<<<<
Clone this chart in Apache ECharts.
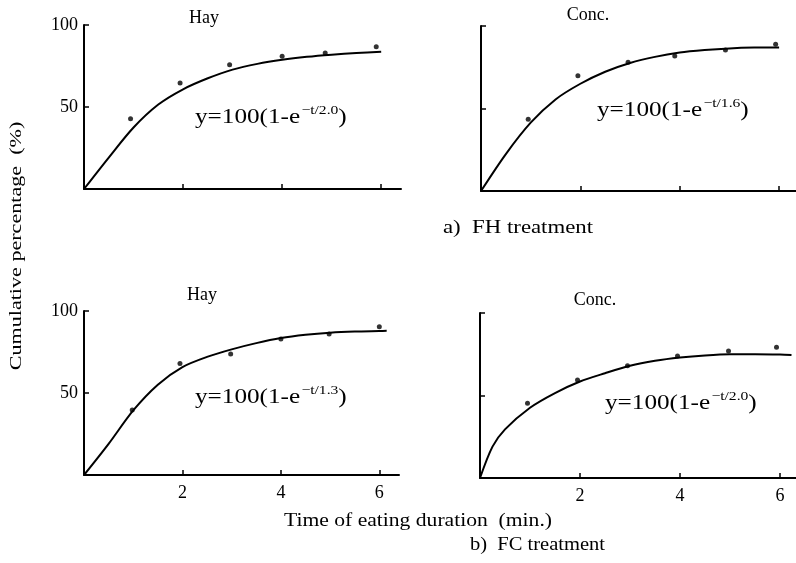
<!DOCTYPE html>
<html><head><meta charset="utf-8">
<script src="https://cdn.jsdelivr.net/npm/echarts@6/dist/echarts.min.js"></script>
<style>html,body{margin:0;padding:0;background:#fff}#c{width:796px;height:563px}</style>
</head><body><div id="c"></div>
<script>
// ---- data ----
const panelTitles = ['Hay', 'Conc.', 'Hay', 'Conc.'];
const formulaTau = ['2.0', '1.6', '1.3', '2.0'];
const xTickValues = [2, 4, 6];
const yTickValues = [50, 100];
const yTickLabels = ['50', '100'];
const captionA = 'a)  FH treatment';
const captionB = 'b)  FC treatment';
const xAxisTitle = 'Time of eating duration  (min.)';
const yAxisTitle = 'Cumulative percentage  (%)';

// observed points [t, %]
const hayFHObs = [[0.94, 42.9], [1.94, 64.6], [2.94, 75.8], [4.0, 81.0], [4.87, 83.0], [5.9, 86.8]];
const concFHObs = [[0.95, 43.5], [1.95, 69.9], [2.96, 78.0], [3.9, 81.8], [4.92, 85.5], [5.93, 88.9]];
const hayFCObs = [[0.98, 39.6], [1.95, 68.0], [2.98, 73.8], [4.0, 83.0], [4.98, 86.0], [6.0, 90.4]];
const concFCObs = [[0.95, 45.3], [1.95, 59.4], [2.95, 68.0], [3.95, 74.0], [4.97, 77.0], [5.93, 79.2]];

// fitted curves [t, %]
const hayFHCurve = [[0, 0], [0.5, 19.2], [1, 37.5], [1.5, 51.5], [2, 60.8], [2.5, 67.5], [3, 72.8], [3.5, 76.3], [4, 78.8], [4.5, 80.6], [5, 81.9], [5.5, 82.9], [6, 83.7]];
const concFHCurve = [[0, 0], [0.5, 22.4], [1, 41.4], [1.5, 55.5], [2, 65], [2.5, 72.3], [3, 77.6], [3.5, 81.3], [4, 83.9], [4.5, 85.4], [5, 86.4], [5.5, 86.9], [6, 87]];
const hayFCCurve = [[0, 0], [0.5, 19], [1, 39.4], [1.5, 55.1], [2, 65.8], [2.5, 72], [3, 76.6], [3.5, 80.4], [4, 83.5], [4.5, 85.5], [5, 86.8], [5.5, 87.5], [6, 87.8], [6.15, 87.9]];
const concFCCurve = [[0, 0], [0.25, 19], [0.5, 29.5], [1, 42.6], [1.5, 51.5], [2, 58.5], [2.5, 63.5], [3, 68], [3.5, 71], [4, 73], [4.5, 74.3], [5, 75], [5.5, 75], [6, 74.8], [6.23, 74.5]];

const obsSets = [hayFHObs, concFHObs, hayFCObs, concFCObs];
const curveSets = [hayFHCurve, concFHCurve, hayFCCurve, concFCCurve];

// ---- layout ----
const FONT = '"Liberation Serif", "DejaVu Serif", serif';
const grids = [
  { left: 84, top: 25, width: 317, height: 164 },
  { left: 481, top: 26, width: 315, height: 165 },
  { left: 84, top: 311, width: 315, height: 164 },
  { left: 480, top: 313, width: 316, height: 165 }
];
const xMax = [6.4, 6.34, 6.4, 6.32];
const showX = [false, false, true, true];
const showY = [true, false, true, false];
const titlePos = [[204, 18], [588, 15], [202, 295], [595, 300]];
const formulaPos = [[195, 117], [597, 110], [195, 397], [605, 403]];

const option = {
  animation: false,
  backgroundColor: '#fff',
  grid: grids.map(g => Object.assign({ containLabel: false }, g)),
  xAxis: grids.map((g, i) => ({
    type: 'value', gridIndex: i, min: 0, max: xMax[i],
    axisLine: { show: true, onZero: false, lineStyle: { color: '#000', width: 2 } },
    axisTick: { show: true, inside: true, length: 5, customValues: xTickValues, lineStyle: { color: '#000', width: 1.5 } },
    axisLabel: { show: showX[i], customValues: xTickValues, color: '#000', fontFamily: FONT, fontSize: 18, margin: 9 },
    splitLine: { show: false }
  })),
  yAxis: grids.map((g, i) => ({
    type: 'value', gridIndex: i, min: 0, max: 100,
    axisLine: { show: true, onZero: false, lineStyle: { color: '#000', width: 2 } },
    axisTick: { show: true, inside: true, length: 5, customValues: yTickValues, lineStyle: { color: '#000', width: 1.5 } },
    axisLabel: { show: showY[i], customValues: yTickValues, formatter: v => yTickLabels[yTickValues.indexOf(v)] || '', color: '#000', fontFamily: FONT, fontSize: 18, margin: 6 },
    splitLine: { show: false }
  })),
  series: [].concat(
    curveSets.map((d, i) => ({
      type: 'line', xAxisIndex: i, yAxisIndex: i, data: d, smooth: 0.3, showSymbol: false,
      lineStyle: { color: '#000', width: 2 }, z: 2
    })),
    obsSets.map((d, i) => ({
      type: 'scatter', xAxisIndex: i, yAxisIndex: i, data: d, symbolSize: 5,
      itemStyle: { color: '#000' }, z: 3
    }))
  ),
  graphic: [].concat(
    panelTitles.map((t, i) => ({
      type: 'text', x: titlePos[i][0], y: titlePos[i][1],
      style: { text: t, fontFamily: FONT, fontSize: 18, fill: '#000', align: 'center', verticalAlign: 'middle' }
    })),
    formulaTau.map((tau, i) => ({
      type: 'text', x: formulaPos[i][0], y: formulaPos[i][1], scaleX: 1.2,
      style: {
        text: '{a|y=100(1-e}{s|−t/' + tau + '}{a|)}',
        fill: '#000', align: 'left', verticalAlign: 'middle',
        rich: {
          a: { fontFamily: FONT, fontSize: 21, fill: '#000' },
          s: { fontFamily: FONT, fontSize: 13, fill: '#000', padding: [0, 0, 13, 1] }
        }
      }
    })),
    [
      { type: 'text', x: 443, y: 228, scaleX: 1.2,
        style: { text: captionA, fontFamily: FONT, fontSize: 19, fill: '#000', align: 'left', verticalAlign: 'middle' } },
      { type: 'text', x: 470, y: 545, scaleX: 1.08,
        style: { text: captionB, fontFamily: FONT, fontSize: 19, fill: '#000', align: 'left', verticalAlign: 'middle' } },
      { type: 'text', x: 418, y: 521, scaleX: 1.2,
        style: { text: xAxisTitle, fontFamily: FONT, fontSize: 18, fill: '#000', align: 'center', verticalAlign: 'middle' } },
      { type: 'text', x: 17, y: 246, rotation: Math.PI / 2, scaleX: 1.3,
        style: { text: yAxisTitle, fontFamily: FONT, fontSize: 17, fill: '#000', align: 'center', verticalAlign: 'middle' } }
    ]
  )
};
const chart = echarts.init(document.getElementById('c'), null, { renderer: 'canvas' });
chart.setOption(option);
</script></body></html>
>>>>
Copy each line exactly, and leave the pictures out of your copy.

> _PROBLEM SOLUTION_
Clone this chart in Apache ECharts.
<!DOCTYPE html>
<html><head><meta charset="utf-8">
<script src="https://cdn.jsdelivr.net/npm/echarts@6/dist/echarts.min.js"></script>
<style>html,body{margin:0;padding:0;background:#fff}#c{width:796px;height:563px}</style>
</head><body><div id="c"></div>
<script>
// ---- data ----
const panelTitles = ['Hay', 'Conc.', 'Hay', 'Conc.'];
const formulaTau = ['2.0', '1.6', '1.3', '2.0'];
const xTickValues = [2, 4, 6];
const yTickValues = [50, 100];
const yTickLabels = ['50', '100'];
const captionA = 'a)  FH treatment';
const captionB = 'b)  FC treatment';
const xAxisTitle = 'Time of eating duration  (min.)';
const yAxisTitle = 'Cumulative percentage  (%)';

// observed points [t, %]
const hayFHObs = [[0.94, 42.9], [1.94, 64.6], [2.94, 75.8], [4.0, 81.0], [4.87, 83.0], [5.9, 86.8]];
const concFHObs = [[0.95, 43.5], [1.95, 69.9], [2.96, 78.0], [3.9, 81.8], [4.92, 85.5], [5.93, 88.9]];
const hayFCObs = [[0.98, 39.6], [1.95, 68.0], [2.98, 73.8], [4.0, 83.0], [4.98, 86.0], [6.0, 90.4]];
const concFCObs = [[0.95, 45.3], [1.95, 59.4], [2.95, 68.0], [3.95, 74.0], [4.97, 77.0], [5.93, 79.2]];

// fitted curves [t, %]
const hayFHCurve = [[0, 0], [0.5, 19.2], [1, 37.5], [1.5, 51.5], [2, 60.8], [2.5, 67.5], [3, 72.8], [3.5, 76.3], [4, 78.8], [4.5, 80.6], [5, 81.9], [5.5, 82.9], [6, 83.7]];
const concFHCurve = [[0, 0], [0.5, 22.4], [1, 41.4], [1.5, 55.5], [2, 65], [2.5, 72.3], [3, 77.6], [3.5, 81.3], [4, 83.9], [4.5, 85.4], [5, 86.4], [5.5, 86.9], [6, 87]];
const hayFCCurve = [[0, 0], [0.5, 19], [1, 39.4], [1.5, 55.1], [2, 65.8], [2.5, 72], [3, 76.6], [3.5, 80.4], [4, 83.5], [4.5, 85.5], [5, 86.8], [5.5, 87.5], [6, 87.8], [6.15, 87.9]];
const concFCCurve = [[0, 0], [0.25, 19], [0.5, 29.5], [1, 42.6], [1.5, 51.5], [2, 58.5], [2.5, 63.5], [3, 68], [3.5, 71], [4, 73], [4.5, 74.3], [5, 75], [5.5, 75], [6, 74.8], [6.23, 74.5]];

const obsSets = [hayFHObs, concFHObs, hayFCObs, concFCObs];
const curveSets = [hayFHCurve, concFHCurve, hayFCCurve, concFCCurve];

// ---- layout ----
const FONT = '"Liberation Serif", "DejaVu Serif", serif';
const grids = [
  { left: 84, top: 25, width: 317, height: 164 },
  { left: 481, top: 26, width: 315, height: 165 },
  { left: 84, top: 311, width: 315, height: 164 },
  { left: 480, top: 313, width: 316, height: 165 }
];
const xMax = [6.4, 6.34, 6.4, 6.32];
const showX = [false, false, true, true];
const showY = [true, false, true, false];
const titlePos = [[204, 18], [588, 15], [202, 295], [595, 300]];
const formulaPos = [[195, 117], [597, 110], [195, 397], [605, 403]];

const option = {
  animation: false,
  backgroundColor: '#fff',
  grid: grids.map(g => Object.assign({ containLabel: false }, g)),
  xAxis: grids.map((g, i) => ({
    type: 'value', gridIndex: i, min: 0, max: xMax[i],
    axisLine: { show: true, onZero: false, lineStyle: { color: '#000', width: 2 } },
    axisTick: { show: true, inside: true, length: 5, customValues: xTickValues, lineStyle: { color: '#000', width: 1.5 } },
    axisLabel: { show: showX[i], customValues: xTickValues, color: '#000', fontFamily: FONT, fontSize: 18, margin: 9 },
    splitLine: { show: false }
  })),
  yAxis: grids.map((g, i) => ({
    type: 'value', gridIndex: i, min: 0, max: 100,
    axisLine: { show: true, onZero: false, lineStyle: { color: '#000', width: 2 } },
    axisTick: { show: true, inside: true, length: 5, customValues: yTickValues, lineStyle: { color: '#000', width: 1.5 } },
    axisLabel: { show: showY[i], customValues: yTickValues, formatter: v => yTickLabels[yTickValues.indexOf(v)] || '', color: '#000', fontFamily: FONT, fontSize: 18, margin: 6 },
    splitLine: { show: false }
  })),
  series: [].concat(
    curveSets.map((d, i) => ({
      type: 'line', xAxisIndex: i, yAxisIndex: i, data: d, smooth: 0.3, showSymbol: false,
      lineStyle: { color: '#000', width: 2 }, z: 2
    })),
    obsSets.map((d, i) => ({
      type: 'scatter', xAxisIndex: i, yAxisIndex: i, data: d, symbolSize: 5,
      itemStyle: { color: '#000' }, z: 3
    }))
  ),
  graphic: [].concat(
    panelTitles.map((t, i) => ({
      type: 'text', x: titlePos[i][0], y: titlePos[i][1],
      style: { text: t, fontFamily: FONT, fontSize: 18, fill: '#000', align: 'center', verticalAlign: 'middle' }
    })),
    formulaTau.map((tau, i) => ({
      type: 'text', x: formulaPos[i][0], y: formulaPos[i][1], scaleX: 1.2,
      style: {
        text: '{a|y=100(1-e}{s|−t/' + tau + '}{a|)}',
        fill: '#000', align: 'left', verticalAlign: 'middle',
        rich: {
          a: { fontFamily: FONT, fontSize: 21, fill: '#000' },
          s: { fontFamily: FONT, fontSize: 13, fill: '#000', padding: [0, 0, 13, 1] }
        }
      }
    })),
    [
      { type: 'text', x: 443, y: 228, scaleX: 1.2,
        style: { text: captionA, fontFamily: FONT, fontSize: 19, fill: '#000', align: 'left', verticalAlign: 'middle' } },
      { type: 'text', x: 470, y: 545, scaleX: 1.08,
        style: { text: captionB, fontFamily: FONT, fontSize: 19, fill: '#000', align: 'left', verticalAlign: 'middle' } },
      { type: 'text', x: 418, y: 521, scaleX: 1.2,
        style: { text: xAxisTitle, fontFamily: FONT, fontSize: 18, fill: '#000', align: 'center', verticalAlign: 'middle' } },
      { type: 'text', x: 17, y: 246, rotation: Math.PI / 2, scaleX: 1.3,
        style: { text: yAxisTitle, fontFamily: FONT, fontSize: 17, fill: '#000', align: 'center', verticalAlign: 'middle' } }
    ]
  )
};
const chart = echarts.init(document.getElementById('c'), null, { renderer: 'canvas' });
chart.setOption(option);
</script></body></html>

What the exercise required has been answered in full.